In the name of decency and common sense get this stopped!

A report from England:

Young couples who send explicit, e.g naked, pictures of each other are being threatened with prosecution under child sex laws. Anyone under 18 “sexting” (texting sexually explicit pictures) could be committing an offence, despite 16 and 17-year-olds being legally old enough to have sex, police said.

Det Sgt Jan Rusdale, from Nottinghamshire Police’s sexual exploitation investigation unit, said: “We try not to criminalize children. Nonetheless, if they are under 18 it is illegal, and over the age of 10 they can face prosecution. If convicted that person is eligible to register on the sex offenders register for at least two years.”
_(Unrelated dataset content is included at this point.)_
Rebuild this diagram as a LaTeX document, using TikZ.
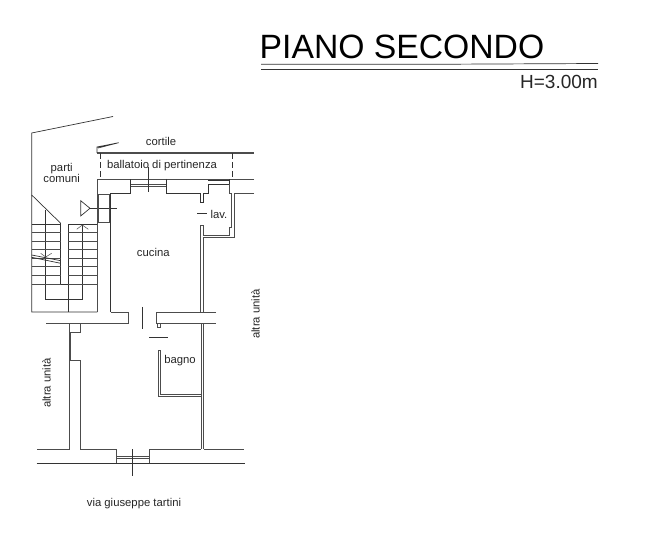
\documentclass[tikz,border=0pt]{standalone}
\usepackage{fontspec}
\setmainfont{Liberation Sans}
\tikzset{
  wall/.style={line width=0.8pt, black!70},
  thinwall/.style={line width=0.7pt, black!80},
  label/.style={inner sep=0pt, font=\fontsize{11.3}{13}\selectfont, black!85},
}
\begin{document}
\begin{tikzpicture}[x=1pt,y=-1pt]
  \useasboundingbox (0,0) rectangle (648,537);
  % title
  \node[anchor=base west, inner sep=0pt, font=\fontsize{33.7}{38}\selectfont] (title) at (259.5,58.5) {PIANO SECONDO};
  \node[anchor=base east, inner sep=0pt, font=\fontsize{19}{22}\selectfont, black!85] (height) at (598,88.5) {H=3.00m};
  \draw[thinwall] (261,64.3) -- (430,64.3) -- (598,63.5);
  \draw[thinwall] (261,69.3) -- (598,69.3);
  % parti comuni
  \draw[thinwall] (113,116.5) -- (31.7,133) -- (31.7,312) -- (97.3,312);
  \draw[line width=1.6pt, black!70] (97,153) -- (254,153);
  \draw[thinwall] (97,153) -- (97,147) -- (118.7,142.7) -- (98,148);
  \draw[thinwall, dash pattern=on 6pt off 3pt] (100,153) -- (100,179);
  \draw[thinwall, dash pattern=on 6pt off 3pt] (232,153) -- (232,179);
  % scale
  \draw[thinwall] (31.7,195) -- (60.7,223.3);
  \draw[thinwall] (45.7,210) -- (45.7,299) -- (82.3,299) -- (82.3,224.3);
  \draw[thinwall] (60.7,223.3) -- (60.7,284.3) -- (68.3,284.3);
  \draw[thinwall] (68.3,224.3) -- (68.3,312);
  \draw[thinwall] (31.7,224.3) -- (60.7,224.3);
  \draw[thinwall] (68.3,224.3) -- (97.3,224.3);
  \foreach \y in {232.7,241,249.3,258,266.7,275.3,284.3} {
    \draw[wall] (31.7,\y) -- (60.7,\y);
    \draw[wall] (68.3,\y) -- (97.3,\y);
  }
  \draw[thinwall] (31.7,255) -- (60.7,260.7);
  \draw[thinwall] (31.7,257.3) -- (60.7,263.3);
  \draw[wall, line width=0.5pt] (40.7,253.3) -- (45.7,257) -- (51.7,253.3);
  \draw[wall, line width=0.5pt] (76.7,229.3) -- (82.3,225) -- (88.3,229.3);
  % ingresso
  \draw[thinwall] (90,208.3) -- (80.7,200.7) -- (80.7,216) -- cycle;
  \draw[thinwall] (90,208.3) -- (116.7,208.3);
  \draw[wall] (98.3,194) rectangle (109.3,222.7);
  % muro nord
  \draw[wall] (254,179) -- (97.3,179) -- (97.3,312);
  \draw[wall] (97.3,193) -- (98.3,193);
  \draw[thinwall] (110.7,312) -- (110.7,193) -- (130.7,193) -- (130.7,179);
  \draw[wall] (130.7,184) -- (166,184);
  \draw[wall] (130.7,186.7) -- (166,186.7);
  \draw[thinwall] (148.3,167) -- (148.3,191.7);
  \draw[thinwall] (166,179) -- (166,193) -- (200,193) -- (200,202) -- (203.7,202) -- (203.7,193) -- (208,193) -- (208,184) -- (229.3,184) -- (229.3,179);
  \draw[line width=1.4pt, black!80] (208,180.7) -- (229.3,180.7);
  % lavanderia
  \draw[wall] (229.3,184) -- (229.3,193) -- (231.3,193) -- (231.3,227) -- (229,227) -- (229,235) -- (203.7,235) -- (203.7,225) -- (200.5,225) -- (200.5,312);
  \draw[wall] (254,193) -- (234,193) -- (234,237.3) -- (203.7,237.3) -- (203.7,312);
  \draw[thinwall] (197.3,213.3) -- (206.7,213.3);
  % muro centrale
  \draw[wall] (110.7,312) -- (128.3,312) -- (128.3,323.3) -- (46,323.3);
  \draw[wall] (216,312) -- (156.7,312) -- (156.7,323.3) -- (216,323.3);
  \draw[wall] (157.3,323.3) -- (157.3,327) -- (160,327) -- (160,323.3);
  \draw[thinwall] (142.3,307) -- (142.3,329);
  \draw[thinwall] (149,337.7) -- (167.7,337.7);
  % bagno e soggiorno
  \draw[wall] (160.5,350.7) -- (158.3,350.7) -- (158.3,396.7) -- (201.7,396.7);
  \draw[wall] (160.5,350.7) -- (160.5,394) -- (200.5,394);
  \draw[wall] (201,323.3) -- (201,449);
  \draw[wall] (203.7,323.3) -- (203.7,449);
  \draw[wall] (69,323.3) -- (69,449) -- (36.7,449);
  \draw[wall] (80,323.3) -- (80,332) -- (70.7,332) -- (70.7,360) -- (80,360) -- (80,449) -- (116,449) -- (116,463.3);
  \draw[wall] (149,463.3) -- (149,449) -- (201,449);
  \draw[wall] (203.7,449) -- (244,449);
  \draw[thinwall] (36.7,463.3) -- (245,463.3);
  \draw[wall] (116,456.7) -- (149,456.7);
  \draw[wall] (116,458.7) -- (149,458.7);
  \draw[thinwall] (132.3,449.3) -- (132.3,475.7);
  % scritte
  \node[label] (cortile) at (161,141.5) {cortile};
  \node[label] (parti) at (61.7,169) {parti};
  \node[label] (comuni) at (61.7,178.5) {comuni};
  \node[label] (ballatoio) at (162,166) {ballatoio di pertinenza};
  \node[label] (lav) at (219,214) {lav.};
  \node[label] (cucina) at (153.3,252.5) {cucina};
  \node[label] (bagno) at (180,361) {bagno};
  \node[label, rotate=90] (altradx) at (255.5,314) {altra unità};
  \node[label, rotate=90] (altrasx) at (46.5,383) {altra unità};
  \node[label] (via) at (134,503.5) {via giuseppe tartini};
\end{tikzpicture}
\end{document}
In a ChildLine survey of 13-18 year olds, 60% said they had been asked for a sexual image or video of themselves. Some 40% said they had created a sexual image or video of themselves, with about a quarter of all those questioned saying they had sent the image or video to someone else. (BBC website)

This is truly ridiculous. The internet is sexualizing children at such a rapid rate that they will soon equate love and sexual attraction with porn, if they don’t already do so. Having all that (boring) porn on the web (which I take to be the main cause of all this?) has nothing to do with freedom of speech and expression. It is an obscenity and should be banned. A lot of dirty old men, in the name of “liberty”, are making loads of money at it – and they are a danger to society.

2 Comments

  1. I have one, and only one, point of view in common with Al Queda: one of their complaints about the West is it’s coarse, crude, vulgar, sexualized culture. Right on there, Osama! Ban sex on-line whether it is corporate porn or kiddies sending their mates inappropriate photos. Let’s grow up!

  2. Anti-Epicurean to the core–the culture, if one can even use the word to describe the dreck, is more than just crude, vapid, and vulgar. It’s a dehumanizing money-making racket which leeches judgment and perspective from the young.

    Parents and communities must now have to devote time and close attention to minimizing their children’s exposure to the pervasive rot. Gone are the days when Mummy could simply say: “Go outside and play, children.”